Utilitarian economics says each person ought to seek to maximize personal gains, either by acting completely selfishly or by being seemingly altruistic only to personally benefit by sharing the spoils of the group. Studies that track this sort of behaviour seem to be at odds. Some find that humans indeed seek to maximize their profits, while others find that humans are altruistic — forgoing maximum profit for the benefit of the group as a whole. A new study by Oxford researchers suggests that we all would like to maximize our profits, it’s just that some simply don’t understand the rules of the game. In other words, they act altruistic because they don’t know how to be selfish, which in effect doesn’t make them altruistic at all.
The researchers write that economics experiments made so far divide humans into two paradigms: fairminded cooperators that act for the good of the group and selfish “free riders” that exploit the altruism of others. These thinking is modeled by the results of games study participants played in which those who cooperate share the group’s prize pool, but at a personal cost. More precisely, studies account for two types of people: 50% being conditional cooperators, who approximately match the contributions of their groupmates, and about 25% being free riders who sacrifice nothing. People in fall in the 25 percent range either contribute more or less the same every time (the unconditional contributors — do they care?) or people who express complex behaviour that can’t be described broadly.
What we can gather from this is that people are generally pro-social. But there’s another explanation, the Oxford researchers reckon: people are confused and don’t know how to play ‘the game’. The game of life? Maybe.
The team organized a public-goods game in the same way as those that have been previously used to measure if there are distinct social types. Individuals were grouped in four, and each given 20 monetary units (MUs) that they can either keep for themselves or partially/fully contribute to a group project. The sum of the contributions was multiplied by 1.6 MU and shared equally among the members. Therefore, for each 1 MU contributed, a person lost 0.4 MU. The maximum profit one would gain is thus by contributing nothing, nil, zero MU.
Researchers explained the rules and possible outcomes of the game to the participants in person, on paper and on a computer screen. Here’s where the catch was though. First, participants were told they will be play with computers only. This was explicitly stated beforehand. So, joining the group will be three computers that were programmed to play randomly. No human would gain from their contributions. If they chose to cooperate, they would lose money. There is no logical reason for them to contribute. But the findings were striking.
“We found that when playing with computers, individuals can be divided into the same behavioral types that have previously been observed when playing with humans (34) (Fig. 1).

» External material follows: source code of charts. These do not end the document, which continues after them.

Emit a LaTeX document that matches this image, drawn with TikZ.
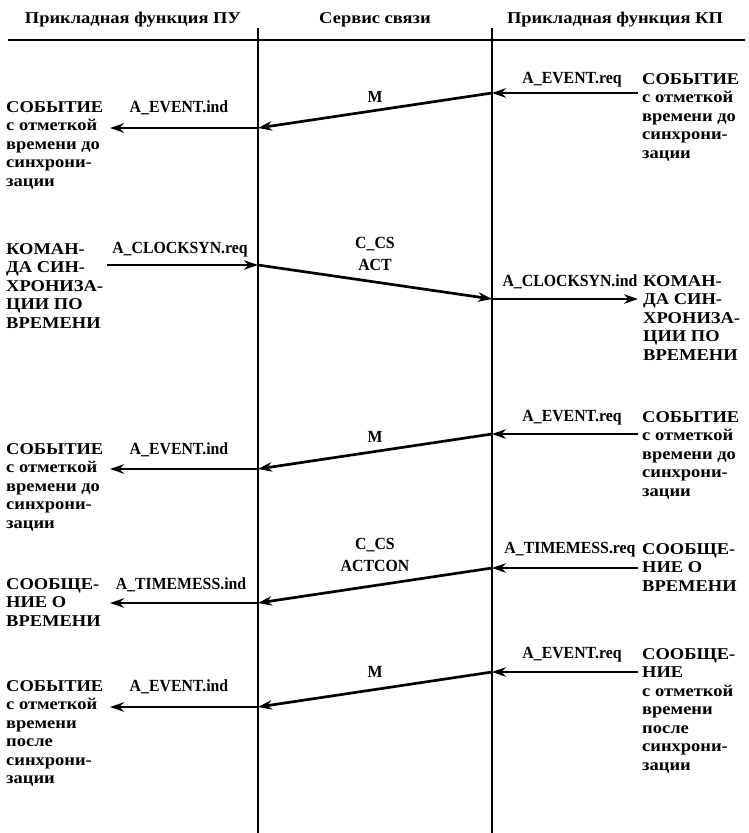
\documentclass[tikz,border=0pt]{standalone}
\usepackage{fontspec}
\setmainfont{Liberation Serif}[FakeStretch=1.12]
\newfontfamily\latfont{Liberation Serif}[FakeStretch=0.93]
\usetikzlibrary{arrows.meta}
\tikzset{
  txt/.style={font=\bfseries\fontsize{16.5}{18.5}\selectfont, inner sep=0pt},
  lat/.style={font=\latfont\bfseries\fontsize{17}{22}\selectfont, inner sep=0pt},
  blk/.style={txt, align=left, anchor=north west},
  sig/.style={line width=2.7pt, -{Stealth[length=14pt,width=9.5pt]}},
  life/.style={line width=1.9pt}
}
\begin{document}
\begin{tikzpicture}[x=1pt,y=-1pt]
				\useasboundingbox (0,0) rectangle (749,833);
				% head of the table
				\node[txt] (hPU) at (133,20) {Прикладная функция ПУ};
				\node[txt] (hCS) at (375,20) {Сервис связи};
				\node[txt] (hKP) at (615,20) {Прикладная функция КП};
				\path (8,40) coordinate (H1);
				\path (745,40) coordinate (H2);
				\draw[line width=2.8pt] (H1) -- (H2);
				\path (258,28) coordinate (PU1);
				\path (258,833) coordinate (PU2);
				\path (492,28) coordinate (KP1);
				\path (492,833) coordinate (KP2);
				\draw[life] (PU1) -- (PU2) (KP1) -- (KP2);
				% event before synchronisation
				\path (638,93) coordinate (A1);
				\path (492,93) coordinate (B1);
				\path (258,128) coordinate (C1);
				\path (110,128) coordinate (D1);
				\draw[sig] (A1) -- (B1);
				\draw[sig] (B1) -- (C1);
				\draw[sig] (C1) -- (D1);
				\node[lat] (req1) at (572,80) {A\_EVENT.req};
				\node[lat] (m1) at (375,97) {M};
				\node[lat] (ind1) at (179,108) {A\_EVENT.ind};
				\node[blk] (kp1) at (642,73) {СОБЫТИЕ\\с отметкой\\времени до\\синхрони-\\зации};
				\node[blk] (pu1) at (6,101) {СОБЫТИЕ\\с отметкой\\времени до\\синхрони-\\зации};
				% clock synchronisation command
				\path (107,265) coordinate (D2);
				\path (258,265) coordinate (C2);
				\path (492,299) coordinate (B2);
				\path (638,299) coordinate (A2);
				\draw[sig] (D2) -- (C2);
				\draw[sig] (C2) -- (B2);
				\draw[sig] (B2) -- (A2);
				\node[lat] (req2) at (180,250) {A\_CLOCKSYN.req};
				\node[lat, align=center] (m2) at (375,254) {C\_CS\\ACT};
				\node[lat] (ind2) at (570,282) {A\_CLOCKSYN.ind};
				\node[blk] (pu2) at (6,243) {КОМАН-\\ДА СИН-\\ХРОНИЗА-\\ЦИИ ПО\\ВРЕМЕНИ};
				\node[blk] (kp2) at (643,275) {КОМАН-\\ДА СИН-\\ХРОНИЗА-\\ЦИИ ПО\\ВРЕМЕНИ};
				% event before synchronisation, again
				\path (638,434) coordinate (A3);
				\path (492,434) coordinate (B3);
				\path (258,469) coordinate (C3);
				\path (110,469) coordinate (D3);
				\draw[sig] (A3) -- (B3);
				\draw[sig] (B3) -- (C3);
				\draw[sig] (C3) -- (D3);
				\node[lat] (req3) at (572,418) {A\_EVENT.req};
				\node[lat] (m3) at (375,437) {M};
				\node[lat] (ind3) at (179,450) {A\_EVENT.ind};
				\node[blk] (kp3) at (642,411) {СОБЫТИЕ\\с отметкой\\времени до\\синхрони-\\зации};
				\node[blk] (pu3) at (6,443) {СОБЫТИЕ\\с отметкой\\времени до\\синхрони-\\зации};
				% time message
				\path (638,568) coordinate (A4);
				\path (492,568) coordinate (B4);
				\path (258,603) coordinate (C4);
				\path (110,603) coordinate (D4);
				\draw[sig] (A4) -- (B4);
				\draw[sig] (B4) -- (C4);
				\draw[sig] (C4) -- (D4);
				\node[lat] (req4) at (570,550) {A\_TIMEMESS.req};
				\node[lat, align=center] (m4) at (375,555) {C\_CS\\ACTCON};
				\node[lat] (ind4) at (181,585) {A\_TIMEMESS.ind};
				\node[blk] (kp4) at (642,543) {СООБЩЕ-\\НИЕ О\\ВРЕМЕНИ};
				\node[blk] (pu4) at (6,578) {СООБЩЕ-\\НИЕ О\\ВРЕМЕНИ};
				% event after synchronisation
				\path (638,672) coordinate (A5);
				\path (492,672) coordinate (B5);
				\path (258,707) coordinate (C5);
				\path (110,707) coordinate (D5);
				\draw[sig] (A5) -- (B5);
				\draw[sig] (B5) -- (C5);
				\draw[sig] (C5) -- (D5);
				\node[lat] (req5) at (572,655) {A\_EVENT.req};
				\node[lat] (m5) at (375,672) {M};
				\node[lat] (ind5) at (179,687) {A\_EVENT.ind};
				\node[blk] (kp5) at (642,648) {СООБЩЕ-\\НИЕ\\с отметкой\\времени\\после\\синхрони-\\зации};
				\node[blk] (pu5) at (6,680) {СОБЫТИЕ\\с отметкой\\времени\\после\\синхрони-\\зации};
			\end{tikzpicture}
\end{document}
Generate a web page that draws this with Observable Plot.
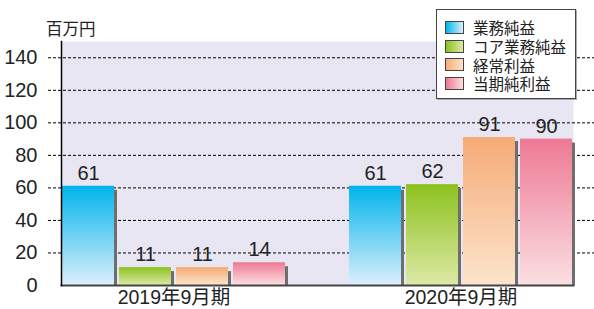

Specifically, we found that 21% (n = 15) are noncooperators (free riders) who contribute 0 MU, irrespective of the computer contribution, and 50% (n = 36) are conditional cooperators, who contribute more
when the computer contributes more (1–6). These conditional cooperators are adjusting their behavior in response to the computer’s contribution, even though they have been told that their contributions will not benefit others and despite the fact that the income-maximizing strategy does not depend on how much the computer contributes. The remaining 29% (21) of players exhibited some other pattern”
Next, the participants played the same game — this time with human players. The researchers sought to predict the outcomes of the games based on results in the previous experiment with computers. Before they could proceed playing one of the six series of games, each player had to click yes to a popup saying: “I understand I am now playing with real people.”
The findings suggest that people don’t know how to play the game, and all of these public-good studies that suggest most people are willing to cooperate do not, in fact, reflect underlying social preferences. Switching to human opponents did not alter the initial results.
“We also found that how individuals conditioned their behavior on their beliefs about the behavior of their groupmates did not differ in response to whether they were playing with computers or
humans,” the researchers conclude in the paper published in PNAS.
“Overall, our results show that individuals behave in the same way, irrespective of whether they are playing computers or humans, even when controlling for beliefs. Therefore, the previously
observed differences in human behavior do not need to be explained by variation in the extent to which individuals care about fairness or the welfare of others.”